Data Science Projects

Source: Deep Learning on Medium

1. Stock Analysis

In this projects, the data are fetched using yahoo api key. The data contains information about stocks of some top MNCs. The aim of the projects is to provide detailed analysis of stocks along with visualization

Opening Prices of Each MNC

This clearly shows how Tesla stocks open the markets with high prices

This shows the volume distribution of stocks of companies

After that we calculated the total trade of each company using opening price and volume and plot that

Total Trade Plot

Then we calculate mean of opening prices for each 50 days and 200 days

We also calculate opening prices of each company each day and plotted it

Then we calculate the returns and cumulative returns

Returns
Cumulative Returns

Project Link: https://github.com/harshbansal1999/Stock-Analysis

2. Credit Card Fraud Detection

For this project refer my story: https://medium.com/@bansalh944/credit-card-fraud-detection-c66d1399c0b7

3. Suicide Rate Prediction

We have provided the dataset, most probably from kaggle. The dataset contain suicides number in different regions along with the gdp, population count, sex, generation, age, year.

country 27820 non-null object
year 27820 non-null int64
sex 27820 non-null object
age 27820 non-null object
suicides_no 27820 non-null int64
population 27820 non-null int64
suicides/100k pop 27820 non-null float64
country-year 27820 non-null object
HDI for year 8364 non-null float64
gdp_for_year 27820 non-null object
gdp_per_capita 27820 non-null int64
generation 27820 non-null object

Data cleaning part involve removing some columns and using LabelEncoder on categorical columns like generation.

Countplot of Generation Column
Boxplot of Generation and Suicides Number

We calculated the correlation matrix of dataset to see how exploratory variable are related to response variable.

Distplot of Population
Barplot of year vs Suicide number

Then we split the dataset and trained various ML regression model and compare their accuracy.
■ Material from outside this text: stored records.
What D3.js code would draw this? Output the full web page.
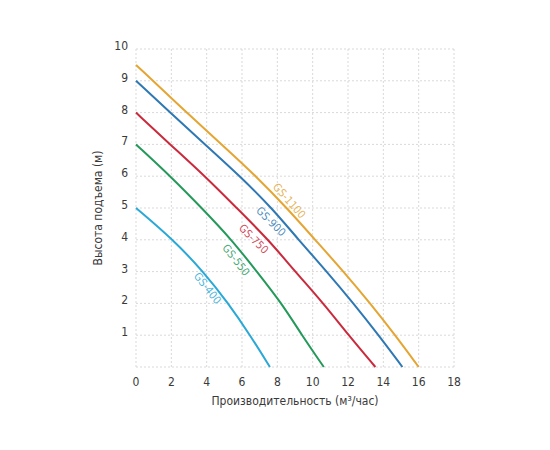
<!DOCTYPE html>
<html lang="ru">
<head>
    <meta charset="UTF-8">
    <title>Напорные характеристики GS</title>
    <script src="https://cdn.jsdelivr.net/npm/d3@7/dist/d3.min.js"></script>
    <style>
        body{ margin:0; background:#fff; }
        .tick-label{ fill:#3a3a3a; font-size:12px; font-family:'Liberation Sans Narrow','DejaVu Sans Condensed',sans-serif; }
        .axis-title{ fill:#3a3a3a; font-size:12px; font-family:'Liberation Sans Narrow','DejaVu Sans Condensed',sans-serif; }
        .grid line{ stroke:#d9d9d9; stroke-width:1; stroke-dasharray:2,2; }
        .curve-label{ font-size:11px; font-family:'Liberation Sans Narrow','DejaVu Sans Condensed',sans-serif; }
    </style>
</head>
<body>
<svg id="main" width="550" height="450"></svg>
<script>
    // data: flow (m3/h) at each head value
    const seriesNames = ['GS-1100', 'GS-900', 'GS-750', 'GS-550', 'GS-400'];
    const seriesColors = ['#e4a532', '#2e78b4', '#c92a3c', '#24995a', '#2aa8d6'];

    const flow1100 = [0, 2.87, 4.85, 6.8, 8.54, 10.14, 11.75, 13.26, 14.67, 16.0];
    const head1100 = [9.5, 8, 7, 6, 5, 4, 3, 2, 1, 0];
    const flow900 = [0, 1.93, 3.91, 5.89, 7.69, 9.2, 10.8, 12.31, 13.73, 15.08];
    const head900 = [9, 8, 7, 6, 5, 4, 3, 2, 1, 0];
    const flow750 = [0, 1.93, 3.91, 5.7, 7.5, 9.01, 10.61, 12.03, 13.55];
    const head750 = [8, 7, 6, 5, 4, 3, 2, 1, 0];
    const flow550 = [0, 1.95, 3.72, 5.42, 6.84, 8.25, 9.39, 10.63];
    const head550 = [7, 6, 5, 4, 3, 2, 1, 0];
    const flow400 = [0, 2.11, 3.81, 5.23, 6.46, 7.58];
    const head400 = [5, 4, 3, 2, 1, 0];

    // where each curve name sits (data units)
    const labelFlow = [8.67, 7.63, 6.65, 5.65, 4.04];
    const labelHead = [5.22, 4.57, 4.02, 3.36, 2.47];

    const xTicks = [0, 2, 4, 6, 8, 10, 12, 14, 16, 18];
    const yTicks = [1, 2, 3, 4, 5, 6, 7, 8, 9, 10];

    const flows = [flow1100, flow900, flow750, flow550, flow400];
    const heads = [head1100, head900, head750, head550, head400];

    let svg = d3.select('svg#main');
    let xScale = d3.scaleLinear().domain([0, 18]).range([136, 454]);
    let yScale = d3.scaleLinear().domain([0, 10]).range([367, 49]);

    // grid
    let grid = svg.append('g').attr('class', 'grid');
    grid.selectAll('line.v')
        .data(xTicks)
        .enter()
        .append('line')
        .attr('x1', d => xScale(d)).attr('x2', d => xScale(d))
        .attr('y1', yScale(0)).attr('y2', yScale(10));
    grid.selectAll('line.h')
        .data([0].concat(yTicks))
        .enter()
        .append('line')
        .attr('class', 'h')
        .attr('x1', xScale(0)).attr('x2', xScale(18))
        .attr('y1', d => yScale(d)).attr('y2', d => yScale(d));

    // tick labels
    svg.selectAll('text.xt')
        .data(xTicks)
        .enter()
        .append('text')
        .attr('class', 'tick-label xt')
        .attr('x', d => xScale(d))
        .attr('y', 386)
        .attr('text-anchor', 'middle')
        .text(d => d);
    svg.selectAll('text.yt')
        .data(yTicks)
        .enter()
        .append('text')
        .attr('class', 'tick-label yt')
        .attr('x', 128)
        .attr('y', d => yScale(d) + 1)
        .attr('text-anchor', 'end')
        .text(d => d);

    // axis titles
    svg.append('text')
        .attr('class', 'axis-title')
        .attr('x', 295).attr('y', 405)
        .attr('text-anchor', 'middle')
        .text('Производительность (м³/час)');
    svg.append('text')
        .attr('class', 'axis-title')
        .attr('transform', 'translate(102,208) rotate(-90)')
        .attr('text-anchor', 'middle')
        .text('Высота подъема (м)');

    // curves - basis smooths out small reading errors
    let line = d3.line()
        .x(d => xScale(d[0]))
        .y(d => yScale(d[1]))
        .curve(d3.curveBasis);

    seriesNames.forEach(function(name, i){
        let pts = d3.zip(flows[i], heads[i]);
        svg.append('path')
            .datum(pts)
            .attr('fill', 'none')
            .attr('stroke', seriesColors[i])
            .attr('stroke-width', 2)
            .attr('d', line);

        // angle of the curve near the label
        let lx = labelFlow[i], ly = labelHead[i];
        let k = d3.bisectLeft(flows[i], lx);
        k = Math.max(1, Math.min(k, flows[i].length - 1));
        let dx = xScale(flows[i][k]) - xScale(flows[i][k - 1]);
        let dy = yScale(heads[i][k]) - yScale(heads[i][k - 1]);
        let ang = Math.atan2(dy, dx) * 180 / Math.PI;

        svg.append('text')
            .attr('class', 'curve-label')
            .attr('fill', seriesColors[i])
            .attr('fill-opacity', 0.85)
            .attr('text-anchor', 'middle')
            .attr('dominant-baseline', 'central')
            .attr('transform', 'translate(' + xScale(lx) + ',' + yScale(ly) + ') rotate(' + ang + ')')
            .text(name);
    });
</script>
</body>
</html>
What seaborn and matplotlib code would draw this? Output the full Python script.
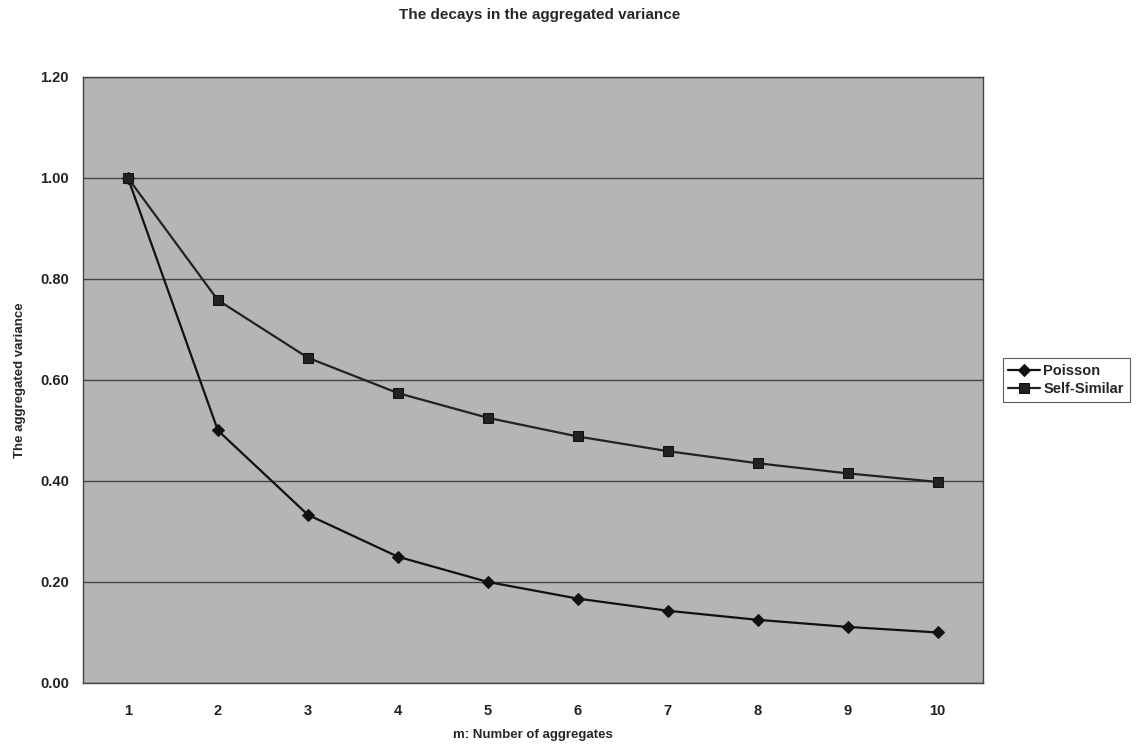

And we came to know that random forest regressor is best suited algorithm for the purpose

Project Link: https://github.com/harshbansal1999/Suicide

4. Movie Recommendation System

This is a natural language processing project. The dataset used in this project is from kaggle and it contains various movie information. This information include the genre of movie, rated or not, id, title, release date, votes average, vote count. So our aim to recommend the movies based on genres provided.

We calculate the average vote of all movies and filter out those which does not qualify criteria of 90% percentile.

After that we calculated the score of each movie using vote count and average

This is the formula:

q_movies[‘score’]=(q_movies[‘vote_count’]/(q_movies[‘vote_count’]+c) * q_movies[‘vote_average’]) + (c/(c+q_movies[‘vote_count’]) * mean_rating)

Then we import TfidfVectorizer which convert the text into computer readable form. We will apply this on overview of each movies.

Then we calculate the cosine similarity of data to determine how data are similar to each other

Then we calculated a function which determine similar types of movies based on overview and we recommend those

For ex- We use Inception movies we get the results

Then we imply topic modelling by importing LDA. This will determine top topics on which most movies are based. To achieve that we have to perform Text Cleaning like removing stopwords, lemmatization.

Project Link: https://github.com/harshbansal1999/Movie-Recommendation-System

5. Delhi Election Analysis

In this project we study the data of elections held in delhi in past 10 years. This include both vidhansabha and loksabha election. We have to fetech data from delhi government site but there are in form of pdf. So we have to extract the data tables from the pdf file. This data contains info about the candidates list who are participating in election. The data contain information about votes each candidate get from each pooling station.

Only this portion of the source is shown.